## begin Given information

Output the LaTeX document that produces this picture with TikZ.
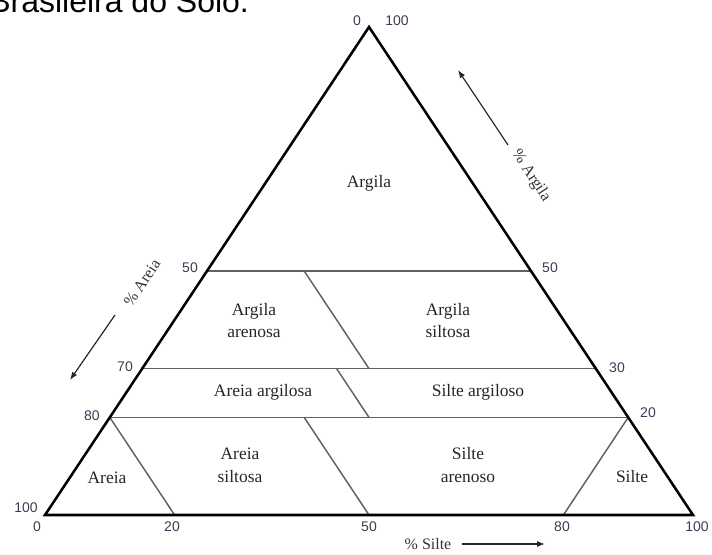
\documentclass[tikz,border=0pt]{standalone}
\usepackage{fontspec}
\setmainfont{Liberation Serif}
\newfontfamily\numfont{Liberation Sans}
\usetikzlibrary{arrows.meta}
\definecolor{tickcol}{RGB}{60,60,85}
\begin{document}
\begin{tikzpicture}[x=0.75pt,y=-0.75pt,
  outer/.style={line width=1.9pt, line join=miter, draw=black},
  inner/.style={line width=1.1pt, draw=black!62},
  region/.style={font=\fontsize{13.1}{17}\selectfont, text=black!85, align=center, inner sep=0pt},
  tick/.style={font=\numfont\fontsize{10.5}{12}\selectfont, text=tickcol, inner sep=0pt},
  axislabel/.style={font=\fontsize{12}{14}\selectfont, text=black!80, inner sep=0pt},
  axisarrow/.style={line width=0.9pt, draw=black!85, -{Latex[length=6pt,width=4.5pt]}}]
\useasboundingbox (0,0) rectangle (712,555);
\begin{scope}
  \clip (0,0) rectangle (712,555);
  \node[anchor=base west, font=\numfont\fontsize{24}{26}\selectfont, inner sep=0pt] (head) at (-11,13) {Brasileira do Solo.};
\end{scope}
% triangle corners and line ends
\coordinate (A) at (369,27);
\coordinate (L) at (45,515);
\coordinate (R) at (693,515);
\coordinate (L50) at (207,271);
\coordinate (R50) at (531,271);
\coordinate (L30) at (142.2,368.6);
\coordinate (R30) at (595.8,368.6);
\coordinate (L20) at (109.8,417.4);
\coordinate (R20) at (628.2,417.4);
\coordinate (D1a) at (304.2,271);
\coordinate (D1b) at (369,368.6);
\coordinate (D2a) at (336.6,368.6);
\coordinate (D2b) at (369,417.4);
\coordinate (D3a) at (304.2,417.4);
\coordinate (B50) at (369,515);
\coordinate (B20) at (174.6,515);
\coordinate (B80) at (563.4,515);
% inner lines
\draw[inner] (L50) -- (R50);
\draw[inner] (L30) -- (R30);
\draw[inner] (L20) -- (R20);
\draw[inner] (D1a) -- (D1b);
\draw[inner] (D2a) -- (D2b);
\draw[inner] (D3a) -- (B50);
\draw[inner] (L20) -- (B20);
\draw[inner] (R20) -- (B80);
% outer triangle
\draw[outer] (A) -- (L) -- (R) -- cycle;
% tick labels
\node[tick] (tA0) at (357,21) {0};
\node[tick] (tA100) at (397,21) {100};
\node[tick] (tl50) at (190,268) {50};
\node[tick] (tl70) at (125,367) {70};
\node[tick] (tl80) at (92,416) {80};
\node[tick] (tl100) at (26,508) {100};
\node[tick] (tb0) at (37,527) {0};
\node[tick] (tb20) at (172,527) {20};
\node[tick] (tb50) at (369,527) {50};
\node[tick] (tb80) at (562,527) {80};
\node[tick] (tb100) at (697,527) {100};
\node[tick] (tr50) at (550,268) {50};
\node[tick] (tr30) at (617,368) {30};
\node[tick] (tr20) at (648,413) {20};
% region labels
\node[region] (argila) at (369,183) {Argila};
\node[region] (argare) at (254,320.5) {Argila\\arenosa};
\node[region] (argsil) at (448,320.5) {Argila\\siltosa};
\node[region] (arearg) at (263,392) {Areia argilosa};
\node[region] (silarg) at (478,392) {Silte argiloso};
\node[region] (areia) at (107,478) {Areia};
\node[region] (aresil) at (240,465) {Areia\\siltosa};
\node[region] (silare) at (468,465) {Silte\\arenoso};
\node[region] (silte) at (632,477) {Silte};
% axis labels and arrows
\node[axislabel] (xsilte) at (428,544) {\% Silte};
\coordinate (sa1) at (462,544);
\coordinate (sa2) at (545,544);
\draw[axisarrow] (sa1) -- (sa2);
\node[axislabel, rotate=-56.4] (xargila) at (531,176) {\% Argila};
\coordinate (ga1) at (508,145);
\coordinate (ga2) at (458,70);
\draw[axisarrow] (ga1) -- (ga2);
\node[axislabel, rotate=56.4] (xareia) at (142,283) {\% Areia};
\coordinate (ra1) at (115,315);
\coordinate (ra2) at (70,380);
\draw[axisarrow] (ra1) -- (ra2);
\end{tikzpicture}
\end{document}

## end Given information

# Written instruction
Set down the complete material exactly, but do not include the images.

# Output of the task
Output the LaTeX document that produces this picture with TikZ.
\documentclass[tikz,border=0pt]{standalone}
\usepackage{fontspec}
\setmainfont{Liberation Serif}
\newfontfamily\numfont{Liberation Sans}
\usetikzlibrary{arrows.meta}
\definecolor{tickcol}{RGB}{60,60,85}
\begin{document}
\begin{tikzpicture}[x=0.75pt,y=-0.75pt,
  outer/.style={line width=1.9pt, line join=miter, draw=black},
  inner/.style={line width=1.1pt, draw=black!62},
  region/.style={font=\fontsize{13.1}{17}\selectfont, text=black!85, align=center, inner sep=0pt},
  tick/.style={font=\numfont\fontsize{10.5}{12}\selectfont, text=tickcol, inner sep=0pt},
  axislabel/.style={font=\fontsize{12}{14}\selectfont, text=black!80, inner sep=0pt},
  axisarrow/.style={line width=0.9pt, draw=black!85, -{Latex[length=6pt,width=4.5pt]}}]
\useasboundingbox (0,0) rectangle (712,555);
\begin{scope}
  \clip (0,0) rectangle (712,555);
  \node[anchor=base west, font=\numfont\fontsize{24}{26}\selectfont, inner sep=0pt] (head) at (-11,13) {Brasileira do Solo.};
\end{scope}
% triangle corners and line ends
\coordinate (A) at (369,27);
\coordinate (L) at (45,515);
\coordinate (R) at (693,515);
\coordinate (L50) at (207,271);
\coordinate (R50) at (531,271);
\coordinate (L30) at (142.2,368.6);
\coordinate (R30) at (595.8,368.6);
\coordinate (L20) at (109.8,417.4);
\coordinate (R20) at (628.2,417.4);
\coordinate (D1a) at (304.2,271);
\coordinate (D1b) at (369,368.6);
\coordinate (D2a) at (336.6,368.6);
\coordinate (D2b) at (369,417.4);
\coordinate (D3a) at (304.2,417.4);
\coordinate (B50) at (369,515);
\coordinate (B20) at (174.6,515);
\coordinate (B80) at (563.4,515);
% inner lines
\draw[inner] (L50) -- (R50);
\draw[inner] (L30) -- (R30);
\draw[inner] (L20) -- (R20);
\draw[inner] (D1a) -- (D1b);
\draw[inner] (D2a) -- (D2b);
\draw[inner] (D3a) -- (B50);
\draw[inner] (L20) -- (B20);
\draw[inner] (R20) -- (B80);
% outer triangle
\draw[outer] (A) -- (L) -- (R) -- cycle;
% tick labels
\node[tick] (tA0) at (357,21) {0};
\node[tick] (tA100) at (397,21) {100};
\node[tick] (tl50) at (190,268) {50};
\node[tick] (tl70) at (125,367) {70};
\node[tick] (tl80) at (92,416) {80};
\node[tick] (tl100) at (26,508) {100};
\node[tick] (tb0) at (37,527) {0};
\node[tick] (tb20) at (172,527) {20};
\node[tick] (tb50) at (369,527) {50};
\node[tick] (tb80) at (562,527) {80};
\node[tick] (tb100) at (697,527) {100};
\node[tick] (tr50) at (550,268) {50};
\node[tick] (tr30) at (617,368) {30};
\node[tick] (tr20) at (648,413) {20};
% region labels
\node[region] (argila) at (369,183) {Argila};
\node[region] (argare) at (254,320.5) {Argila\\arenosa};
\node[region] (argsil) at (448,320.5) {Argila\\siltosa};
\node[region] (arearg) at (263,392) {Areia argilosa};
\node[region] (silarg) at (478,392) {Silte argiloso};
\node[region] (areia) at (107,478) {Areia};
\node[region] (aresil) at (240,465) {Areia\\siltosa};
\node[region] (silare) at (468,465) {Silte\\arenoso};
\node[region] (silte) at (632,477) {Silte};
% axis labels and arrows
\node[axislabel] (xsilte) at (428,544) {\% Silte};
\coordinate (sa1) at (462,544);
\coordinate (sa2) at (545,544);
\draw[axisarrow] (sa1) -- (sa2);
\node[axislabel, rotate=-56.4] (xargila) at (531,176) {\% Argila};
\coordinate (ga1) at (508,145);
\coordinate (ga2) at (458,70);
\draw[axisarrow] (ga1) -- (ga2);
\node[axislabel, rotate=56.4] (xareia) at (142,283) {\% Areia};
\coordinate (ra1) at (115,315);
\coordinate (ra2) at (70,380);
\draw[axisarrow] (ra1) -- (ra2);
\end{tikzpicture}
\end{document}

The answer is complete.